■ **Prompt**:
Look through the lines and report how many include the word "this", giving nothing but the number.

#####

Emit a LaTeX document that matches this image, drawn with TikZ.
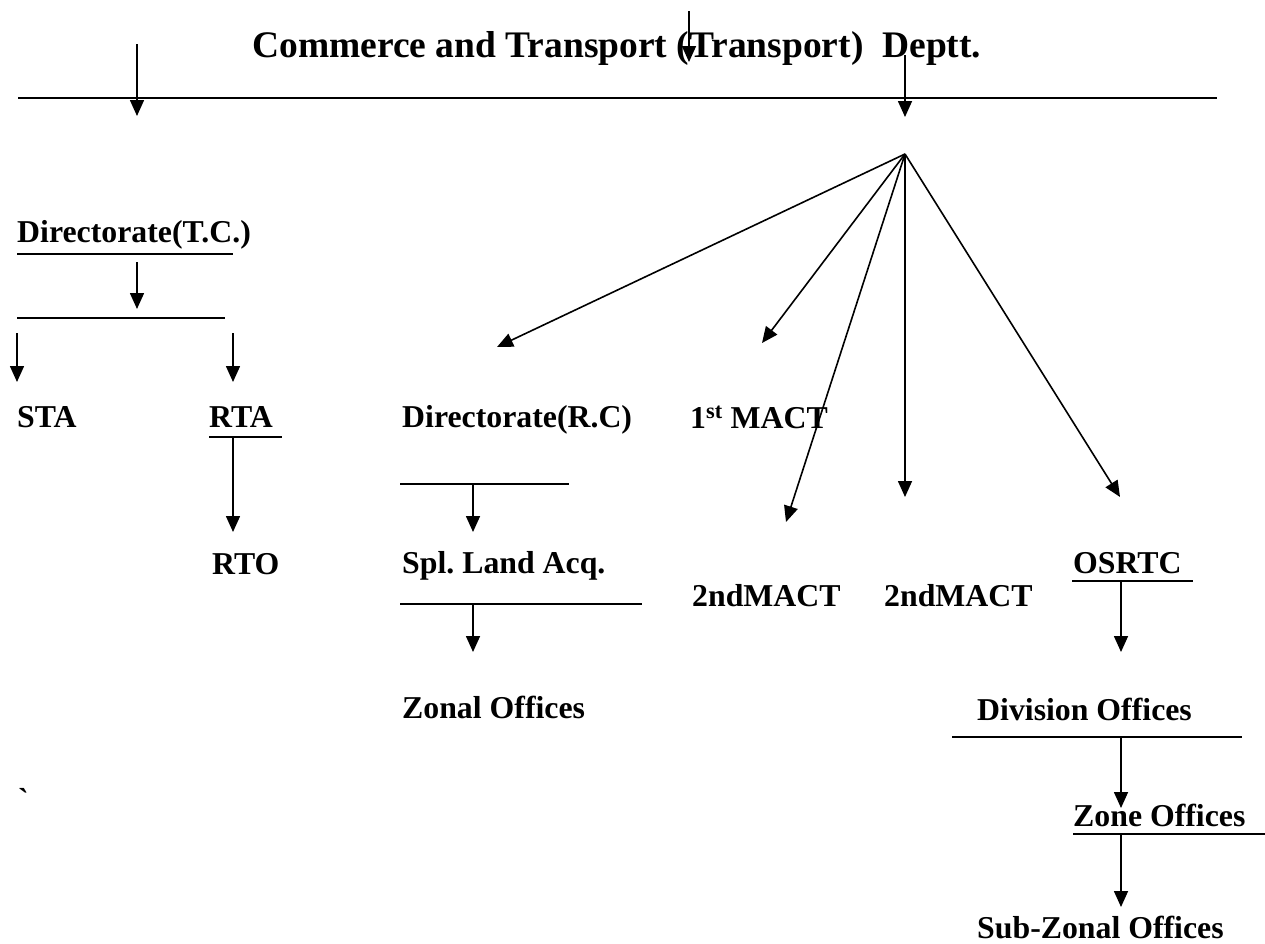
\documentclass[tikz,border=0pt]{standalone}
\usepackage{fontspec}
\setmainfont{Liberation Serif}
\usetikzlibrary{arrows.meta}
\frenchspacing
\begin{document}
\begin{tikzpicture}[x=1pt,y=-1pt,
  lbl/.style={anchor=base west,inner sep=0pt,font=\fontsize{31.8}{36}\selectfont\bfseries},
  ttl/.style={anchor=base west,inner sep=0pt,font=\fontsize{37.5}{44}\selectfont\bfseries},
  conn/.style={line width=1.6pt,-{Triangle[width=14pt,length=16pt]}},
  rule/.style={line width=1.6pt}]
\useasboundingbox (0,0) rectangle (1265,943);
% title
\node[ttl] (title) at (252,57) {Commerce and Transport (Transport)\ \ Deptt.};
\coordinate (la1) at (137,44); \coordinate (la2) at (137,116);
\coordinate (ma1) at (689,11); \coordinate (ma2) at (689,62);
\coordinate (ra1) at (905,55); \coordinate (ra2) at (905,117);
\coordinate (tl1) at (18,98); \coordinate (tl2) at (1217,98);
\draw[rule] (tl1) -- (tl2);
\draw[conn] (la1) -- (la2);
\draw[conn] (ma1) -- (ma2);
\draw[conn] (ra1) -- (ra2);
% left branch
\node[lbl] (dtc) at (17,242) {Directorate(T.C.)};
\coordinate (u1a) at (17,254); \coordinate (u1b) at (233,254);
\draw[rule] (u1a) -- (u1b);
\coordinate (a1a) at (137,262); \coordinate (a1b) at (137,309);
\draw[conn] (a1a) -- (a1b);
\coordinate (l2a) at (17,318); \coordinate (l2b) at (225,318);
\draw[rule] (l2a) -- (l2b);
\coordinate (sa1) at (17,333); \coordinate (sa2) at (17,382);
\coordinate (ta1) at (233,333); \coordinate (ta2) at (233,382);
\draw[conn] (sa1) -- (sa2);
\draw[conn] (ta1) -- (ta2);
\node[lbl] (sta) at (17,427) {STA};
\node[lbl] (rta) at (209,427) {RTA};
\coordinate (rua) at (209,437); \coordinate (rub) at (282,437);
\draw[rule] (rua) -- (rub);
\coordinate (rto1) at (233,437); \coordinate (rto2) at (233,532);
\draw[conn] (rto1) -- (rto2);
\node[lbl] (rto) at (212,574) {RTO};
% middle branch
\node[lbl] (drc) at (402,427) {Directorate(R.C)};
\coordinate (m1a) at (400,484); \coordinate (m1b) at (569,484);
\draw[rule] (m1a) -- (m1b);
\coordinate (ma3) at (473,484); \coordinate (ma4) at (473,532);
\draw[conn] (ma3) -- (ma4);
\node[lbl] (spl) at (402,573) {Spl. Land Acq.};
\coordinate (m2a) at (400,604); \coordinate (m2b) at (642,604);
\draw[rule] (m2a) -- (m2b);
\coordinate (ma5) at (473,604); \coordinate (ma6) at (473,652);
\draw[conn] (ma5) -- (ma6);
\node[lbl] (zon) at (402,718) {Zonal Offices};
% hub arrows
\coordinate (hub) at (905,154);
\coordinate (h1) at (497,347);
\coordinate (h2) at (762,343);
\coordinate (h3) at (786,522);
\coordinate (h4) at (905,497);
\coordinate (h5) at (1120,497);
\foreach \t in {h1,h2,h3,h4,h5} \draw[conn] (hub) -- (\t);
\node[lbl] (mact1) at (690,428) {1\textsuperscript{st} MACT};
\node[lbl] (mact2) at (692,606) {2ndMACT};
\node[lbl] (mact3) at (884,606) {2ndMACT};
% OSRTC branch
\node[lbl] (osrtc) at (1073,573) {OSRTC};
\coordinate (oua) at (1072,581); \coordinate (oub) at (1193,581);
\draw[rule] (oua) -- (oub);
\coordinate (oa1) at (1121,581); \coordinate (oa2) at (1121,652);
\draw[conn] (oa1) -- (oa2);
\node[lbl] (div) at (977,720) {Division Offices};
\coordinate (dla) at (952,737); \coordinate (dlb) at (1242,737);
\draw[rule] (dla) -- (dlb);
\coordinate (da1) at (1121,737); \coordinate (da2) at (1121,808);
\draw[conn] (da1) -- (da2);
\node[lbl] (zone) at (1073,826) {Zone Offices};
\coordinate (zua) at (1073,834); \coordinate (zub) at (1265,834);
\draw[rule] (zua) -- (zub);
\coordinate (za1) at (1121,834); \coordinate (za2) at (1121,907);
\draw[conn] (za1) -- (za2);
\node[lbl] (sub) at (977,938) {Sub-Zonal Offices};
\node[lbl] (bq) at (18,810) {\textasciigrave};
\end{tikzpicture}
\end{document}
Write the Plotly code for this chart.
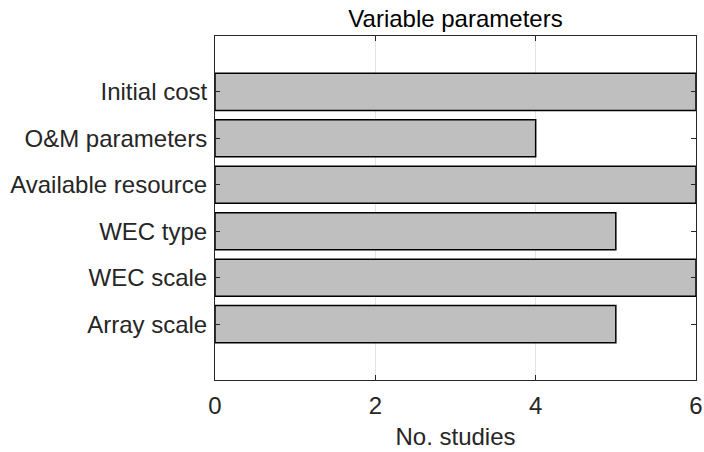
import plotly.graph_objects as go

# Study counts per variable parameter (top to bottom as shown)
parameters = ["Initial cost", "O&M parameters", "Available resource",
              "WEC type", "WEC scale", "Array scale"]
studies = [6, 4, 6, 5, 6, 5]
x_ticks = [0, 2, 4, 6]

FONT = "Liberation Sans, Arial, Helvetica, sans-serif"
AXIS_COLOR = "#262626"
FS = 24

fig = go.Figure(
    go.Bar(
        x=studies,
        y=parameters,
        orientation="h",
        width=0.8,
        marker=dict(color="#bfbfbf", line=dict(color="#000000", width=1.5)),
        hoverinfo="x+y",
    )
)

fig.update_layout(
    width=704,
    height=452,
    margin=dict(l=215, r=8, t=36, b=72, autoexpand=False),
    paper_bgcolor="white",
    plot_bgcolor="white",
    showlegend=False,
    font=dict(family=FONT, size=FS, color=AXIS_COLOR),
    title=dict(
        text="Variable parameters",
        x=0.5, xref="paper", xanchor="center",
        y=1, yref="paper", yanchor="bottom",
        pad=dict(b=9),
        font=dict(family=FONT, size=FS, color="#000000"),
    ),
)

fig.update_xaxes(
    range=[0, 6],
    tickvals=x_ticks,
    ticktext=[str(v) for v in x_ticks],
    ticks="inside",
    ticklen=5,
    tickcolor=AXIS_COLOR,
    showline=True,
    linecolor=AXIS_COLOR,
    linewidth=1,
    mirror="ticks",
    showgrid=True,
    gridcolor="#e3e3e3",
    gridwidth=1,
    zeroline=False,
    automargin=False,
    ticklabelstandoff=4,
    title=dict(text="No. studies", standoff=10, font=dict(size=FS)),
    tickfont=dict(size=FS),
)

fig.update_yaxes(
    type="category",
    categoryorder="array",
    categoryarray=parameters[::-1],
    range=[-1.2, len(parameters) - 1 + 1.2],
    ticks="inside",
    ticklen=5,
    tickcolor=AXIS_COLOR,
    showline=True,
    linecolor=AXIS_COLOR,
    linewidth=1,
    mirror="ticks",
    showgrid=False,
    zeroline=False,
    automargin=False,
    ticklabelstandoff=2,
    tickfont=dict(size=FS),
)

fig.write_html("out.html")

#####

■ **Output of the exercise**:
2